I worked on apps where the data collected was completely empty of user-identifying information. Management seemed content with merely logging clicks from within the UI, seeing how (and how many) people used the app.

Sadly I think there is a trend in our industry to gather everything, decide what you actually want/need later.

I think Google (and related) are to blame for enabling this kind of "data hoovering". Giving the customer what they want at the expense of us the users is getting kinda evil.
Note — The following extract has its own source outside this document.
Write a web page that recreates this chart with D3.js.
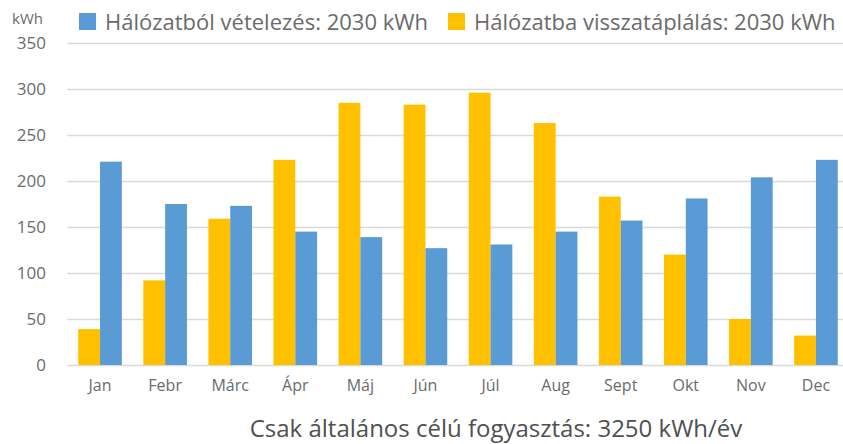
<!DOCTYPE html>
<html>
<head>
<meta charset="utf-8">
<script src="https://cdn.jsdelivr.net/npm/d3@7"></script>
<style>
  body { margin: 0; background: #fff; }
  svg { font-family: "Open Sans", sans-serif; }
</style>
</head>
<body>
<svg id="chart" width="843" height="444"></svg>
<script>
// data
var months = ["Jan", "Febr", "Márc", "Ápr", "Máj", "Jún", "Júl", "Aug", "Sept", "Okt", "Nov", "Dec"];
var feedIn = [39, 92, 159, 223, 285, 283, 296, 263, 183, 120, 50, 32];      // Hálózatba visszatáplálás
var fromGrid = [221, 175, 173, 145, 139, 127, 131, 145, 157, 181, 204, 223]; // Hálózatból vételezés
var yTicks = [0, 50, 100, 150, 200, 250, 300, 350];
var seriesNames = ["Hálózatba visszatáplálás: 2030 kWh", "Hálózatból vételezés: 2030 kWh"];
var seriesColors = ["#FFC000", "#5B9BD5"];
var title = "Csak általános célú fogyasztás: 3250 kWh/év";

var margin_left = 67.5, plot_right = 848.5, margin_top = 43, plot_bottom = 365;
var text_color = "#6b6b6b", grid_color = "#d9d9d9";

var svg = d3.select("#chart");

var x = d3.scaleBand()
    .domain(months)
    .range([margin_left, plot_right])
    .paddingInner(0.33)
    .paddingOuter(0.165);

var xs = d3.scaleBand()
    .domain([0, 1])
    .range([0, x.bandwidth()]);

var y = d3.scaleLinear()
    .domain([0, 350])
    .range([plot_bottom, margin_top]);

// grid
svg.append("g")
    .selectAll("line")
    .data(yTicks)
    .enter()
    .append("line")
    .attr("x1", margin_left)
    .attr("x2", 843)
    .attr("y1", function(d){ return Math.round(y(d)) + 0.5; })
    .attr("y2", function(d){ return Math.round(y(d)) + 0.5; })
    .style("stroke", grid_color)
    .style("stroke-width", "1.5px");

// y axis labels
var yAxis = d3.axisLeft(y).tickValues(yTicks).tickSize(0).tickPadding(0);
var yg = svg.append("g")
    .attr("transform", "translate(46,0)")
    .call(yAxis);
yg.select(".domain").remove();
yg.selectAll("text")
    .attr("fill", text_color)
    .attr("font-size", 17)
    .attr("font-family", "Open Sans, sans-serif");

svg.append("text")
    .text("kWh")
    .attr("x", 12)
    .attr("y", 24)
    .attr("font-size", 15)
    .attr("fill", text_color);

// bars
var series = [feedIn, fromGrid];
series.forEach(function(vals, s){
    svg.append("g")
        .selectAll("rect")
        .data(vals)
        .enter()
        .append("rect")
        .attr("x", function(d, i){ return x(months[i]) + xs(s); })
        .attr("y", function(d){ return y(d); })
        .attr("width", xs.bandwidth())
        .attr("height", function(d){ return y(0) - y(d); })
        .attr("fill", seriesColors[s]);
});

// x axis labels
var xAxis = d3.axisBottom(x).tickSize(0).tickPadding(0);
var xg = svg.append("g")
    .attr("transform", "translate(0,380)")
    .call(xAxis);
xg.select(".domain").remove();
xg.selectAll("text")
    .attr("fill", text_color)
    .attr("font-size", 16)
    .attr("font-family", "Open Sans, sans-serif");

// legend
var legend = [
    {name: seriesNames[1], color: seriesColors[1], x: 79},
    {name: seriesNames[0], color: seriesColors[0], x: 448}
];
var lg = svg.append("g");
legend.forEach(function(l){
    lg.append("rect")
        .attr("x", l.x)
        .attr("y", 13)
        .attr("width", 17)
        .attr("height", 17)
        .attr("fill", l.color);
    lg.append("text")
        .text(l.name)
        .attr("x", l.x + 26)
        .attr("y", 30)
        .attr("font-size", 22)
        .attr("fill", text_color);
});

// title
svg.append("text")
    .text(title)
    .attr("x", 496)
    .attr("y", 437)
    .attr("text-anchor", "middle")
    .attr("font-size", 24)
    .attr("fill", "#505050");
</script>
</body>
</html>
The terms of service of Google Analytics specifically prohibit storing PII in it. "You will not and will not assist or permit any third party to pass information, hashed or otherwise, to Google that Google could use or recognize as personally identifiable information"
Sounds like your info is still tracking.

And that level of insight only works for small companies - at a certain point you want to combine analytics from your UI with things like “is this a high value customer” or “did this customer stop using the app after experiencing this frustrating UX”

I think you can say it's "anonymous" data in that it doesn't have name/phone/email but still be relatively fingerprint-able given additional analytics data.
I'm still not convinced how this is "bad" per se. Yet we're all here discussing this as if it's already decided that this data shouldn't be shared and I'm sitting here thinking "Wtf? Who asked me?". Ok, so the Tax firm I gave my personal info to put it on Google, okay. Will google see it? Sure. Is it on some DB on google? Sure.

Do I care? No.

We're watching the world burn right now with more pressing issues, and this whole thing seems so ridiculously academic and contrived.

> We're watching the world burn right now with more pressing issues

The stampede of technology on our privacy, on our daily lives is, I think, one of those fires burning right now.

Same here, this type of outrage bait doesn’t work on me either. Some income info on me is in Intuit’s database somewhere, it hypothetically maybe being in a database at Meta does not affect me at all, other than I might get ads for more luxury goods. I don’t care, I also click “allow” instead of “Ask App Not To Track” in every iOS pop-up scare message.